Le texte de la loi n°2014-56 du 27 janvier 2014, paru au JO n° 23 du 28 janvier 2014, permet ainsi : de clarifier le neuvième alinéa de l'article 24 de la loi du 29 juillet 1881 en mettant sur le même plan toutes les provocations, à savoir la provocation à la haine, à la violence et à la discrimination quelle qu'en soit la cause (article 1er) ; d'aligner les délais spéciaux d'un an pour la prescription de l'action publique pour les délits de provocation à la discrimination, la haine et la violence (article 2, paragraphe I), de diffamation (article 2, paragraphe II), d'injure (article 2, paragraphe III), commis à raison de leur sexe, de leur orientation sexuelle ou de leur handicap.

Cette avancée du droit est, certes, louable pour protéger les concitoyens des atteintes les plus graves à leur e-réputation ainsi qu’à la « communauté » à laquelle ils appartiennent.

Cependant, on peut regretter que tous les citoyens ne soient pas égaux devant une telle avancée du droit.
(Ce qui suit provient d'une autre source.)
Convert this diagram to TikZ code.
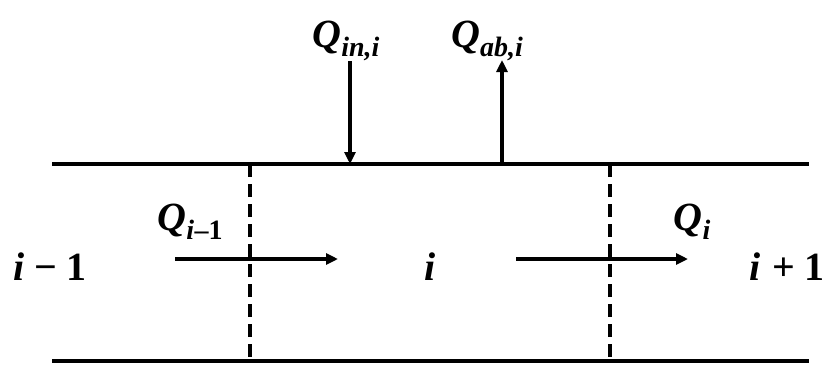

En effet, dans le cadre du nettoyage d'une eRéputation, pour obtenir l'effacement de contenus sur internet, notamment lorsqu’on doit y procéder par voie de requête afin d'ordonnance, la date de première publication desdits contenus peut constituer un frein majeur.

Or, au contraire des entreprises, les particuliers victimes de diffamation ou d'injure ne peuvent pas bénéficier de l'argument du dénigrement pour obtenir la suppression d'une atteinte à leur honneur et à leur e-réputation.
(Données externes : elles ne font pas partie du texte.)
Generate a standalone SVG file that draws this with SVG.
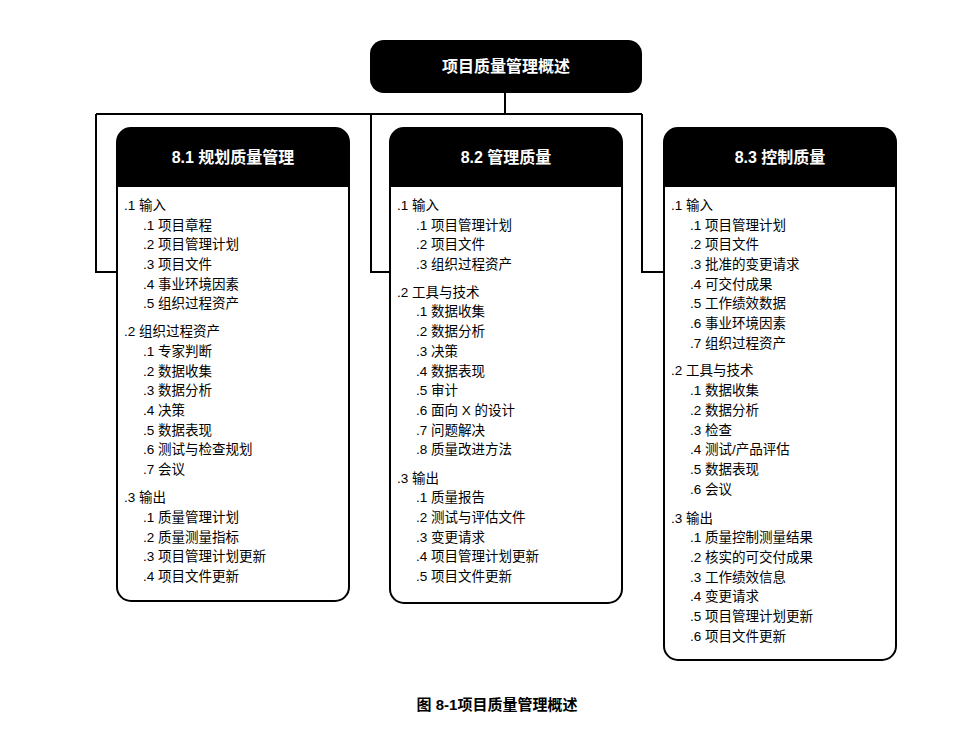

Cette modification législative promulguée fin janvier était donc souhaitable, mais elle est très certainement insuffisante au regard des nombreux abus commis sur internet… surtout lorsque l'on sait que certains de ces abus conduisent des adolescents au suicide.

UNE AVANCEE LEGISLATIVE NECESSAIRE MAIS INSUFFISANTE

En tout état de cause, on peut regretter que ces travaux législatifs qui ont débuté en 2011, ne soient qu'une suite très partielle des travaux de l'allongement général de la prescription de l'ensemble des délits de presse lorsqu'ils sont commis exclusivement sur internet.

En effet, la question de l'allongement du délai de prescription était déjà d’actualité en juin 2008, comme le démontre cette proposition de loi . 4 ans après l'entrée en vigueur de la LCEN, le législateur rappelait donc qu'Internet présente des particularités justifiant de l'allongement général de la prescription des délits de presse lorsqu'ils sont commis exclusivement sur internet.

A ce titre, le Sénat, en 2008, prenait soin de limiter l'allongement de la prescription eux seuls propos n'étant pas publiés sur support papier, autrement dit, par voie de presse traditionnelle.

Le texte proposait ainsi la réforme suivante : « Article unique : Le dernier alinéa de l'article 65 de la loi du 29 juillet 1881 sur la liberté de la presse est ainsi rédigé : « Le délai de prescription prévu au premier alinéa est porté à un an si les infractions ont été commises par l'intermédiaire d'un service de communication au public en ligne, sauf en cas de reproduction du contenu d'une publication de presse légalement déclarée. » »

Le Rapport n° 60 (2008-2009) de Mme Marie-Hélène DES ESGAULX, fait au nom de la commission des lois, déposé le 29 octobre 2008 au Sénat, est disponible ici. Mais cette réforme, pourtant plus moderne et plus réaliste, n'a pas trouvé de suite favorable.

En conséquence, la diffamation et l'injure publiques, faites sur internet, dès lors qu'elles ne comportent ni provocation à la discrimination, à la haine et/ou à la violence, ni rapport au sexe, à l'orientation sexuelle ou au handicap de la victime sont donc toujours prescrites par 3 mois et non par un délai d’un an.